Friday and the start of the last leg of our holiday - a week on a canal boat. We stocked up on groceries at the nearby Tesco's then headed for the Nottingham Canal Marina. A tour of the boat, a video on how to use the gas stove and other basic necessities and we were off at 3mph heading west through the Beeston Cut, past the Boots chemical plant. We moored for the night just below the first lock (Beeston Lock) and caught up on sleep.

For the next 5 days we travelled west as far as Burton on Trent, then back to Trent Lock and headed north up the Erewash Canal as far as Sandiacre, where my Grandfather had been born. We stopped for the view, the locks and the pubs.
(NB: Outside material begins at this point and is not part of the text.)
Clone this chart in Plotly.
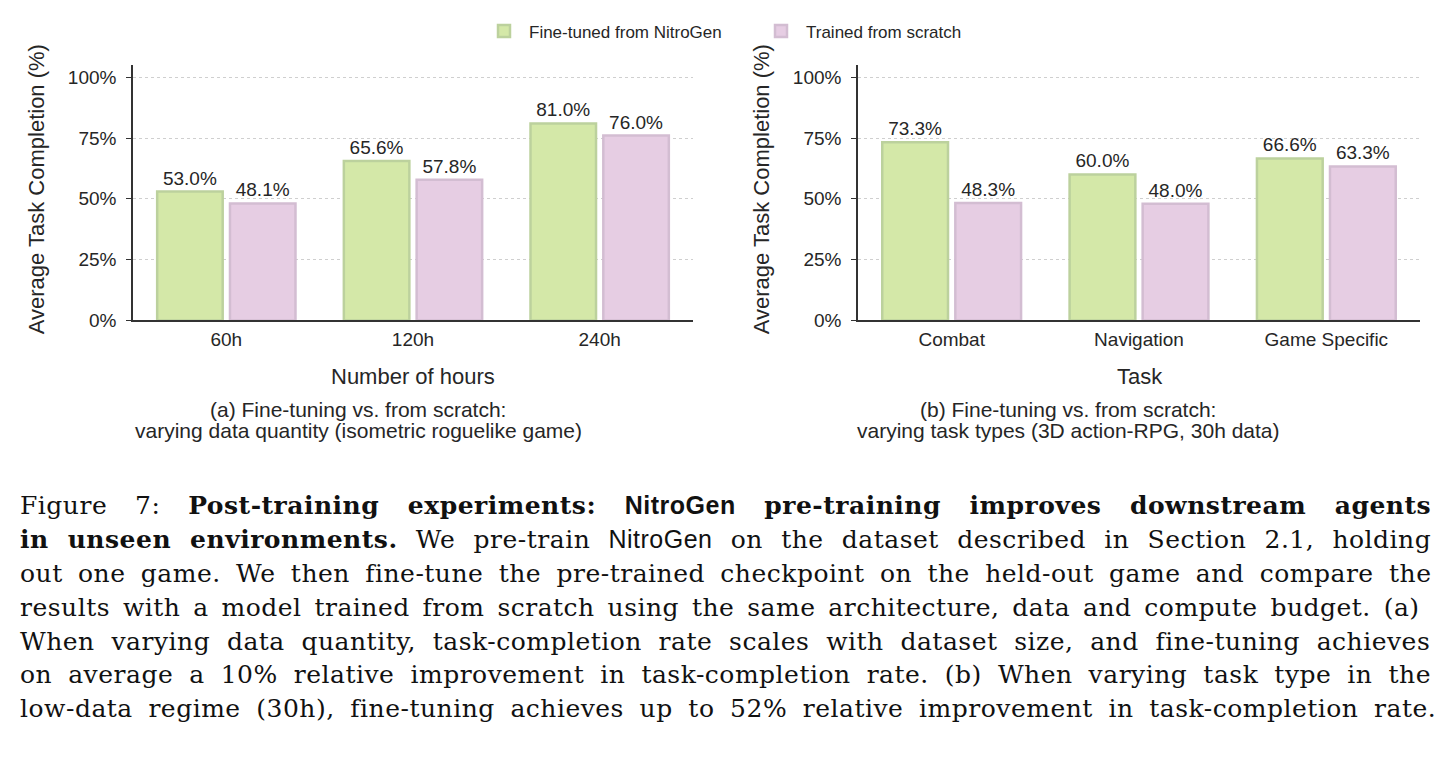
import plotly.graph_objects as go

# ---------------- data ----------------
hours_cats = ["60h", "120h", "240h"]
hours_finetuned = [53.0, 65.6, 81.0]
hours_scratch = [48.1, 57.8, 76.0]

task_cats = ["Combat", "Navigation", "Game Specific"]
task_finetuned = [73.3, 60.0, 66.6]
task_scratch = [48.3, 48.0, 63.3]

y_ticks = [0, 25, 50, 75, 100]
y_ticktext = ["0%", "25%", "50%", "75%", "100%"]

series_names = ["Fine-tuned from NitroGen", "Trained from scratch"]

NG = "<span style='font-family:Liberation Sans'>NitroGen</span>"
caption_lines = [
    f"Figure 7: <b>Post-training experiments: {NG} pre-training improves downstream agents</b>",
    f"<b>in unseen environments.</b> We pre-train {NG} on the dataset described in Section 2.1, holding",
    "out one game. We then fine-tune the pre-trained checkpoint on the held-out game and compare the",
    "results with a model trained from scratch using the same architecture, data and compute budget. (a)",
    "When varying data quantity, task-completion rate scales with dataset size, and fine-tuning achieves",
    "on average a 10% relative improvement in task-completion rate. (b) When varying task type in the",
    "low-data regime (30h), fine-tuning achieves up to 52% relative improvement in task-completion rate.",
]
# extra inter-word spacing (px) to justify each caption line
caption_word_spacing = [19.4, 9.8, 6.9, 4.4, 8.3, 7.6, 7.2]

# ---------------- style ----------------
W, H = 1449, 779
GREEN, GREEN_EDGE = "#d4e8a8", "#bcd19d"
PINK, PINK_EDGE = "#e6cde3", "#d3bdd2"
AX = "#333333"
TXT = "#262626"
SANS = "Liberation Sans, Arial, sans-serif"
SERIF = "DejaVu Serif, serif"


def px_x(x):
    return x / W


def px_y(y):
    return 1 - y / H


fig = go.Figure()

for xa, ya, cats, ft, sc, show in [
    ("x", "y", hours_cats, hours_finetuned, hours_scratch, True),
    ("x2", "y2", task_cats, task_finetuned, task_scratch, False),
]:
    fig.add_trace(go.Bar(
        x=cats, y=ft, name=series_names[0], xaxis=xa, yaxis=ya,
        marker=dict(color=GREEN, line=dict(color=GREEN_EDGE, width=2.5)),
        text=[f"{v:.1f}%" for v in ft], textposition="outside",
        textfont=dict(family=SANS, size=19, color=TXT),
        cliponaxis=False, showlegend=show, legendgroup="ft",
    ))
    fig.add_trace(go.Bar(
        x=cats, y=sc, name=series_names[1], xaxis=xa, yaxis=ya,
        marker=dict(color=PINK, line=dict(color=PINK_EDGE, width=2.5)),
        text=[f"{v:.1f}%" for v in sc], textposition="outside",
        textfont=dict(family=SANS, size=19, color=TXT),
        cliponaxis=False, showlegend=show, legendgroup="sc",
    ))

yaxis_common = dict(
    range=[0, 105], tickvals=y_ticks, ticktext=y_ticktext,
    showline=True, linecolor=AX, linewidth=1.5,
    ticks="outside", ticklen=5, tickcolor=AX, tickwidth=1.3,
    ticklabelstandoff=6,
    showgrid=True, gridcolor="#cfcfcf", griddash="dot", gridwidth=1,
    zeroline=False, tickfont=dict(family=SANS, size=19, color=TXT),
    fixedrange=True,
)
xaxis_common = dict(
    showline=True, linecolor=AX, linewidth=1.5,
    ticks="", showgrid=False, zeroline=False,
    tickfont=dict(family=SANS, size=19, color=TXT),
    ticklabelstandoff=1,
    range=[-0.5, 2.5],
)

y_dom = [px_y(325), px_y(66)]
fig.update_layout(
    width=W, height=H, autosize=False,
    margin=dict(l=0, r=0, t=0, b=0),
    paper_bgcolor="white", plot_bgcolor="white",
    barmode="group", bargap=0.22, bargroupgap=0.1,
    xaxis=dict(domain=[px_x(133), px_x(693)], anchor="y", **xaxis_common),
    yaxis=dict(domain=y_dom, anchor="x", **yaxis_common),
    xaxis2=dict(domain=[px_x(858), px_x(1420)], anchor="y2", **xaxis_common),
    yaxis2=dict(domain=y_dom, anchor="x2", **yaxis_common),
    legend=dict(
        orientation="h", x=px_x(756), xanchor="center", y=px_y(32), yanchor="middle",
        font=dict(family=SANS, size=17, color=TXT),
        itemwidth=40, entrywidth=222,
        bgcolor="rgba(0,0,0,0)",
    ),
    font=dict(family=SANS, color=TXT),
)

ann = []


def add_text(x, y, text, size, **kw):
    d = dict(x=px_x(x), y=px_y(y), xref="paper", yref="paper", text=text,
             showarrow=False, font=dict(family=SANS, size=size, color=TXT),
             xanchor="center", yanchor="middle")
    d.update(kw)
    ann.append(d)


# y-axis titles
for x in (36, 761):
    add_text(x, 192, "Average Task Completion (%)", 22, textangle=-90)
# x-axis titles
add_text(413, 382, "Number of hours", 22)
add_text(1140, 382, "Task", 22)
# sub-captions
add_text(358, 415, "(a) Fine-tuning vs. from scratch:", 21)
add_text(358, 437, "varying data quantity (isometric roguelike game)", 21)
add_text(1068, 415, "(b) Fine-tuning vs. from scratch:", 21)
add_text(1068, 437, "varying task types (3D action-RPG, 30h data)", 21)

# figure caption (justified via word spacing)
for i, (line, ws) in enumerate(zip(caption_lines, caption_word_spacing)):
    ann.append(dict(x=px_x(18), y=px_y(513 + i * 34.3), xref="paper", yref="paper",
                    text=f"<span style='word-spacing:{ws}px;letter-spacing:0.5px'>{line}</span>",
                    showarrow=False,
                    font=dict(family=SERIF, size=25, color="#111"),
                    xanchor="left", yanchor="middle", align="left"))

fig.update_layout(annotations=ann)
fig.write_html("out.html")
It was a wonderfully relaxing end to a long and hectic time travelling through the UK, and there are so many more miles of canal still to be visited.....

Approaching Beeston Lock - our first one
The top of Beeston Lock, heading out into the River Trent
A watchful bystander
Shardlow - the canal town and our boat (furtherest away) moored outside the pub
The Shardlow Clock Warehouse - now a pub
Saturday fishermen on the canal west of Shardlow
A following boat on the Trent Canal
Another bridge in a wooded section of canal
The ducks at Horninglow not taking "No" for an answer
Dove River Bridge fron the canal aqueduct
Stenson Lock - full
Stenson Lock - empty
A clash of ages, big trucks on the M1 cross the canal they eventually superseded.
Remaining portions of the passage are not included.